One particularly sensitive topic about handling C++ values is that they are all conservatively considered non- relocatable. In contrast, a relocatable value would preserve its invariant even if its bits were moved arbitrarily in memory. For example, an int32 is relocatable because moving its 4 bytes would preserve its actual value, so the address of that value does not “matter” to its integrity.

C++'s assumption of non-relocatable values hurts everybody for the benefit of a few questionable designs. The issue is that moving a C++ object “by the book” entails (a) creating a new copy from the existing value; (b) destroying the old value. This is quite vexing and violates common sense; consider this hypothetical conversation between Captain Picard and an incredulous alien:

Incredulous Alien: “So, this teleporter, how does it work?”
Picard: “It beams people and arbitrary matter from one place to another.”
Incredulous Alien: “Hmmm... is it safe?”
Picard: “Yes, but earlier models were a hassle. They‘d clone the person to another location. Then the teleporting chief would have to shoot the original. Ask O’Brien, he was an intern during those times. A bloody mess, that's what it was.”

Only a tiny minority of objects are genuinely non-relocatable:

  • Objects that use internal pointers, e.g.:

    class Ew { char buffer[1024]; char * pointerInsideBuffer; public: Ew() : pointerInsideBuffer(buffer) {} ... }

  • Objects that need to update “observers” that store pointers to them.

The first class of designs can always be redone at small or no cost in efficiency. The second class of objects should not be values in the first place - they should be allocated with new and manipulated using (smart) pointers. It is highly unusual for a value to have observers that alias pointers to it.

Relocatable objects are of high interest to std::vector because such knowledge makes insertion into the vector and vector reallocation considerably faster: instead of going to Picard's copy-destroy cycle, relocatable objects can be moved around simply by using memcpy or memmove. This optimization can yield arbitrarily high wins in efficiency; for example, it transforms vector< vector<double> > or vector< hash_map<int, string> > from risky liabilities into highly workable compositions.

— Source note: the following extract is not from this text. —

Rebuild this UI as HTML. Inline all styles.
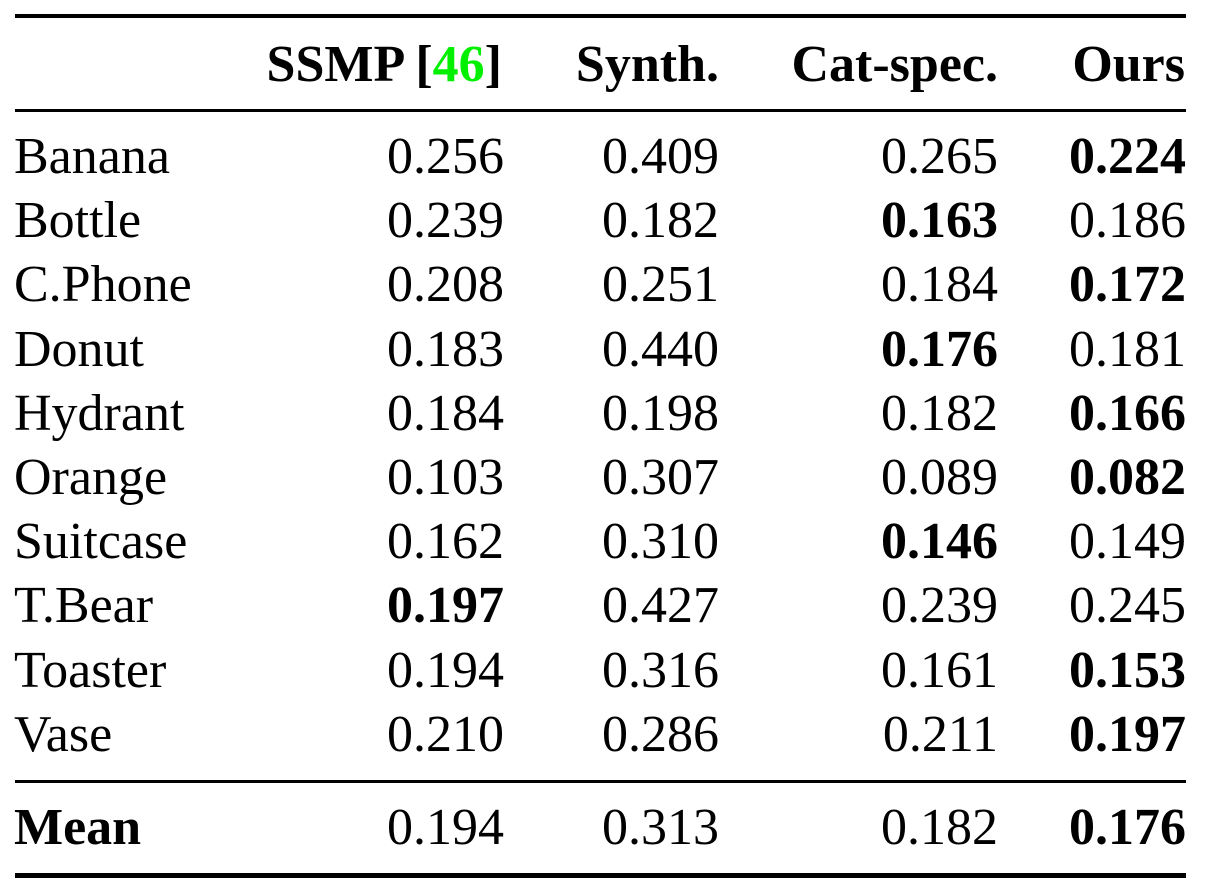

In order to allow fast relocation without risk, fbvector uses a trait folly::IsRelocatable defined in "folly/Traits.h". By default, folly::IsRelocatable::value conservatively yields false. If you know that your type Widget is in fact relocatable, go right after Widget's definition and write this:

// at global namespace level
namespace folly {
  struct IsRelocatable<Widget> : boost::true_type {};
}

If you don't do this, fbvector<Widget> will fail to compile with a BOOST_STATIC_ASSERT.

Additional Constraints

Similar improvements are possible in presence of a “simple” type

  • more specifically, one that has a trivial assignment (i.e. assignment is the same as bitblitting the bits over) or a nothrow default constructor. These traits are used gainfully by fbvector in a variety of places. Fortunately, these traits are already present in the C++ standard (well, currently in Boost). To summarize, in order to work with fbvector, a type Widget must pass:

    BOOST_STATIC_ASSERT( IsRelocatable::value && (boost::has_trivial_assign::value || boost::has_nothrow_constructor::value));

These traits go hand in hand; for example, it would be very difficult to design a class that satisfies one branch of the conjunction above but not the other. fbvector uses these simple constraints to minimize the number of copies made on many common operations such as push_back, insert, or resize.

To make it easy for you to state assumptions about a given type or family of parameterized types, check Traits.h and in particular handy family of macros FOLLY_ASSUME_FBVECTOR_COMPATIBLE*.

Miscellaneous


fbvector uses a careful implementation all around to make sure it doesn't lose efficiency through the cracks. Some future directions may be in improving raw memory copying (memcpy is not an intrinsic in gcc and does not work terribly well for large chunks) and in furthering the collaboration with jemalloc. Have fun!